I’m sure any of you that use computers as much as I do run out of space eventually. Hard disks can only store so much data, and they start to slow down — or “chug” — the closer to capacity they come. Now while TV show release dates ARE changing so that the UK is getting new series closer to their US releases, I still prefer to watch the shows I like straight away. So I download them. I also tend to watch them when they finally do air on British TV. I also tend to buy the box sets (the collector’s 5-series DVD set of Andromeda is sat right behind me, for example. Yes, I plan on watching it in a marathon of poor special FX and Kevin Sorbo-ness.) This is my thinly veiled defence against “zomg he is pirate! Yarrr!” or something.

Some of these TV shows I like to store to watch again and again until the DVDs are released. Things like the Dresden Files pilot episode, which — at approx 2 hours long — was very cool, but not out on DVD and only available in the US on Sci-Fi. I watch it now and again to remind myself what it is about the series (and the books) that I love so much. But it’s over 1gig worth of file. These all add up. So I store all this kind of stuff on an external HD to save myself from a chugging computer fate.

All was going fine with this plan, but now DISASTER has struck.

I have a very simple, 250gig external HD, which I’ve used to back up pretty much everything from the last 7 years or so. In fact, when my sister was moving out, and I was having the big overhaul/tidyup, I actually went through many of my old backup CDs and tried to consolidate the data I have onto the external HD. And now, via an application of Sod’s Law, the external HD has decided to screw up. Connecting it in Windows makes explorer hang. Trying to access anything on it makes explorer hang. Interacting with it in any way (except one, more on this in a moment)...you guessed it... makes explorer hang.

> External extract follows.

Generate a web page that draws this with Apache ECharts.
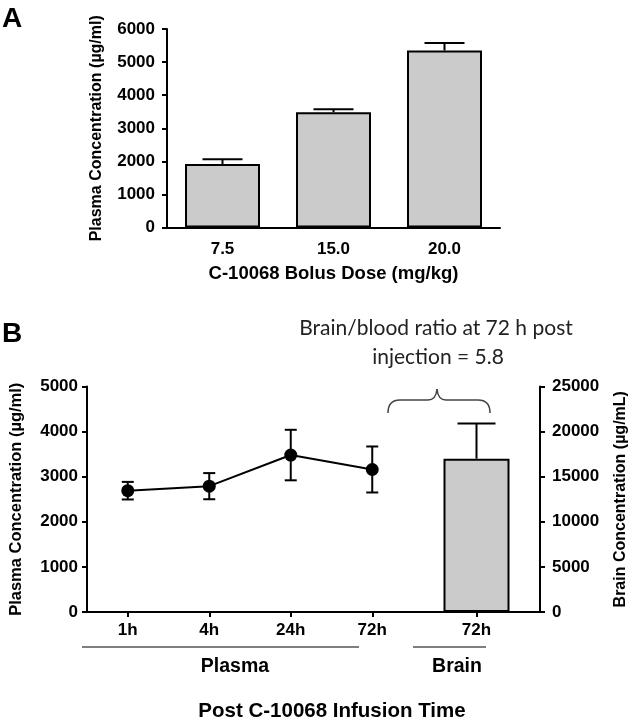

There is 232 gig worth of data on this drive. Granted more than a bit of it is TV programmes that I haven’t deleted yet (I’ve got the DVDs now). Some of it is Anime. Some of it is Doctor Who. I think some of it may have been the Sarah Connor Chronicles actually. Either way, a huge chunk of it is TV and I would in no way miss any of this stuff – well, apart from House S4, but that’s out on DVD this month so that’s fine.

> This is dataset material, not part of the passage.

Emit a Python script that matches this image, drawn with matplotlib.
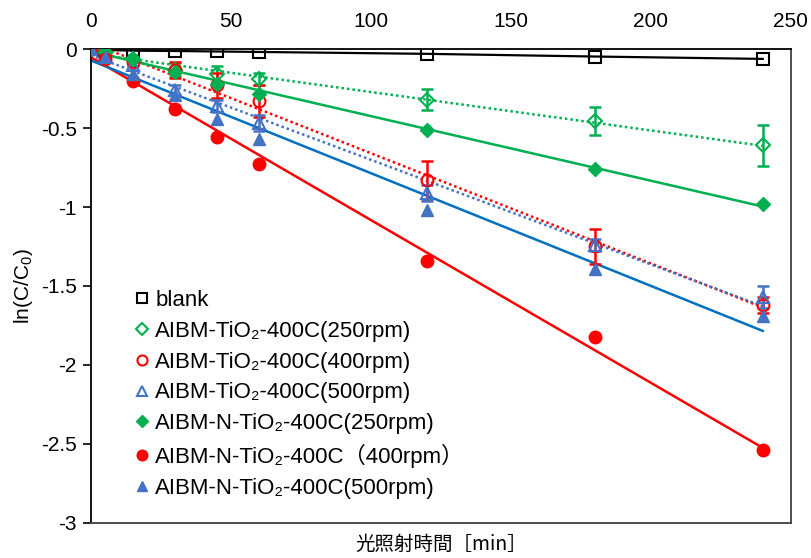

What I will miss, if I can’t retrieve it, is photos, work, silly things that — retrospectively — I should have backed up elsewhere instead. I never even thought about it. That annoying “What if the external HD fucks up?” question. I certainly didn’t expect to have any problems with it only 6 months after I bought it, but considering my run of luck with external storage devices, I should have known better. The sad fact is that, while I have plenty of copies of a lot of the older stuff knocking around on CD — I didn’t throw ALL of them away in the clear out — there’s a lot of stuff that I simply don’t have backed up elsewhere. This IS my backup device, after all. It was a purchase designed to ensure I didn’t have to spend hours backing stuff up onto DVD.

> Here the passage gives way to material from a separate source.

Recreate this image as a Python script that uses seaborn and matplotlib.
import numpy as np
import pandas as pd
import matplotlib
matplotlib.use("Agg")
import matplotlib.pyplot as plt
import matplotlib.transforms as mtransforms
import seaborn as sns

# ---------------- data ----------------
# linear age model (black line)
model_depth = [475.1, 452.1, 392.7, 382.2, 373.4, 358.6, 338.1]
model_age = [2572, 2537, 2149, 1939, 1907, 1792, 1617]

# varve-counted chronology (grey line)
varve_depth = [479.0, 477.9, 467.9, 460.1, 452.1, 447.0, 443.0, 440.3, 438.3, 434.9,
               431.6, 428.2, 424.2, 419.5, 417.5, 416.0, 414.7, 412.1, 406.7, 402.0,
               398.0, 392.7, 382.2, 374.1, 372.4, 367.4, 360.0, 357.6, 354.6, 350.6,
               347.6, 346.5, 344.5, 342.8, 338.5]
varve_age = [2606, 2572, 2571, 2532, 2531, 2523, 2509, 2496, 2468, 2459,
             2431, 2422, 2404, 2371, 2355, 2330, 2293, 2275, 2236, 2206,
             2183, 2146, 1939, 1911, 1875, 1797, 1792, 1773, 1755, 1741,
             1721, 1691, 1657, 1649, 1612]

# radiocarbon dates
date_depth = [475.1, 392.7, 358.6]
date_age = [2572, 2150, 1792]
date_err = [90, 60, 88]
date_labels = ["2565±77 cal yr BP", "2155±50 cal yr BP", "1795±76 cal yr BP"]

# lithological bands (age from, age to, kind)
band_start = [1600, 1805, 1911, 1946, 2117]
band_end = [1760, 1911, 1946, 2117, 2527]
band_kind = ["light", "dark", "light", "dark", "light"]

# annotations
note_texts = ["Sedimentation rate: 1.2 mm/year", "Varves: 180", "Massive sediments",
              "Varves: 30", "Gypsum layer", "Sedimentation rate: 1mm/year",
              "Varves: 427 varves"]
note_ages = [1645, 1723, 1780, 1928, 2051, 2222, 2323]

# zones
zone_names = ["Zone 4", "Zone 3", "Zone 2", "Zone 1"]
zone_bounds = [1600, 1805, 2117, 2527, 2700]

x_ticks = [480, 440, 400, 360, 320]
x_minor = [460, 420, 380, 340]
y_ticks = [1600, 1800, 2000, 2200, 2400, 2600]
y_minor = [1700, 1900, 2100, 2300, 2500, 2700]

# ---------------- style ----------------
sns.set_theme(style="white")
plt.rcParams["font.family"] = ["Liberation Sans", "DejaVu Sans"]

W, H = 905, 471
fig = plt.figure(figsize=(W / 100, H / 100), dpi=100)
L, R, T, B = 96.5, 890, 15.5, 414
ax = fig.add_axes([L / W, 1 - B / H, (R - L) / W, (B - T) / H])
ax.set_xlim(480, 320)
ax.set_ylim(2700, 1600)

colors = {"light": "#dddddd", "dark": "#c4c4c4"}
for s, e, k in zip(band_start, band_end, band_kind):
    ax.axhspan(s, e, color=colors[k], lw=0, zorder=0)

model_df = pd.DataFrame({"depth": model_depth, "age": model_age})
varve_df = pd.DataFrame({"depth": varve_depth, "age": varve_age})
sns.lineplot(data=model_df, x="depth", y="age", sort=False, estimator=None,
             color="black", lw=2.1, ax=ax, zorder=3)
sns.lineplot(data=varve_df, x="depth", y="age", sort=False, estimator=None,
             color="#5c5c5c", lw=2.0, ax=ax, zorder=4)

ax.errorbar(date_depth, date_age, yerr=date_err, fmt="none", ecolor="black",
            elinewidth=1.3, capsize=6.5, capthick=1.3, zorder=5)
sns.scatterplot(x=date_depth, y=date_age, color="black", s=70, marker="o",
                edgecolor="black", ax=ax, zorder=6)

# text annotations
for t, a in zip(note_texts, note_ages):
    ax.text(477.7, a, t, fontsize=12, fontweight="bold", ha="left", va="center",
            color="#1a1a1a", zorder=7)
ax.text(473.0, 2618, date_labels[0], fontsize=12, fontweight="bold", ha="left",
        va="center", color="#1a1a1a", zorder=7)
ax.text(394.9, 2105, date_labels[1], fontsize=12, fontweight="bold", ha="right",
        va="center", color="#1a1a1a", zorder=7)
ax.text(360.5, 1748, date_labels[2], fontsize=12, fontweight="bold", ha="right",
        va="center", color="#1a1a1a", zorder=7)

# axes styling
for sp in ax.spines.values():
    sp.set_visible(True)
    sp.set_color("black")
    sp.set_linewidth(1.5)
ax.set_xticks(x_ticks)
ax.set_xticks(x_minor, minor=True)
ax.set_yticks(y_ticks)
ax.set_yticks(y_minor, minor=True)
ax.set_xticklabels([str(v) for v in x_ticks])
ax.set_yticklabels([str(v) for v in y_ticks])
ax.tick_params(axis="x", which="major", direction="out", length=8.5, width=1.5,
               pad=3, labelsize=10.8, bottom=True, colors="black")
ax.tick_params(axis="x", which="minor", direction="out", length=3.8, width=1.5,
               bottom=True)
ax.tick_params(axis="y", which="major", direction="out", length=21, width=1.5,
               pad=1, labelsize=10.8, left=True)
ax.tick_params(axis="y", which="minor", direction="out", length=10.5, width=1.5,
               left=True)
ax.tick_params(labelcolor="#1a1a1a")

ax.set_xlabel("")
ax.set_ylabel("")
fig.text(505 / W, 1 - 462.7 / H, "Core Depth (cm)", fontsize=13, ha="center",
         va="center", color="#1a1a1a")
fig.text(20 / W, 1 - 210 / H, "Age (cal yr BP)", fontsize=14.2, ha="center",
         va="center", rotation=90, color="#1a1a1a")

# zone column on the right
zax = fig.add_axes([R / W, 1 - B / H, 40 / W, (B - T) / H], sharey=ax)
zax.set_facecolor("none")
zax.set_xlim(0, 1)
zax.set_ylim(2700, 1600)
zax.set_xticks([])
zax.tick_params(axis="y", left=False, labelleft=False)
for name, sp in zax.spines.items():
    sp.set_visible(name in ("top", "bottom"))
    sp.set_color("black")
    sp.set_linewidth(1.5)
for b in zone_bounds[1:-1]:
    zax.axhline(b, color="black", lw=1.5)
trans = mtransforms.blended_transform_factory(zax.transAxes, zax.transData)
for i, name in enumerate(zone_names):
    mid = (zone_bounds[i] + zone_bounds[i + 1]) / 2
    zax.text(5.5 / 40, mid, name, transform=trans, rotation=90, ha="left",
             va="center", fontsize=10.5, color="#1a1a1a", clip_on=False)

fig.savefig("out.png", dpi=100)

But now it seems I may pay for that error of judgement with the loss of a considerable number of irreplaceable items. This makes me a very sad panda.

This is not to say all hope is lost, however. I currently have a programme scanning every single sector of the drive in the hopes of retrieving as much of my data as possible. I started this scan at 6:05am on 9th August 2008, and at 2:22pm on the 10th August 2008 as I write this very sentence, the scan is 39% done. It’s a slow one, and I live in fear of a powercut, or the cable to fall out, or something that will cause me to have to start the whole process all over again.

I’ve pondered if it’s worth it. How much of the crap on that drive do I ever actually look at?! But that isn’t the point, really, is it. Because I know that as soon as I give up on attempting to retrieve this data, then I’ll need some of it. This, really, is the problem with the digital era. Nothing exists “for real” until you make it real. Photos are a collection of pixels until you print them out.

A big chunk of the backed up stuff — probably 5% or so — is PSD files. My artwork, in the many stages of work-in-progress. I save all of those just in case I want to go back and change things, or steal elements for another painting, or use portions of them for something in web design. There’s several gigs worth of these, as PSD files are pretty damned hefty, that I don’t have backed up elsewhere. I COULD have burned them to DVD, but I didn’t. I relied on one device.

Never again! It seems I will have to add even further to the clutter that is my workspace by adding a second external backup drive to the mix. A smaller, more robust one, for critical backups of stuff. I may also need to add a third HD into my PC itself. All to ensure that, if I have critical data, if I do manage to recover the stuff that is important to me from this buggered HD, then I’ll have multiple copies of it just in case another Data Disaster happens again.

Let this be a lesson to me, and to you too!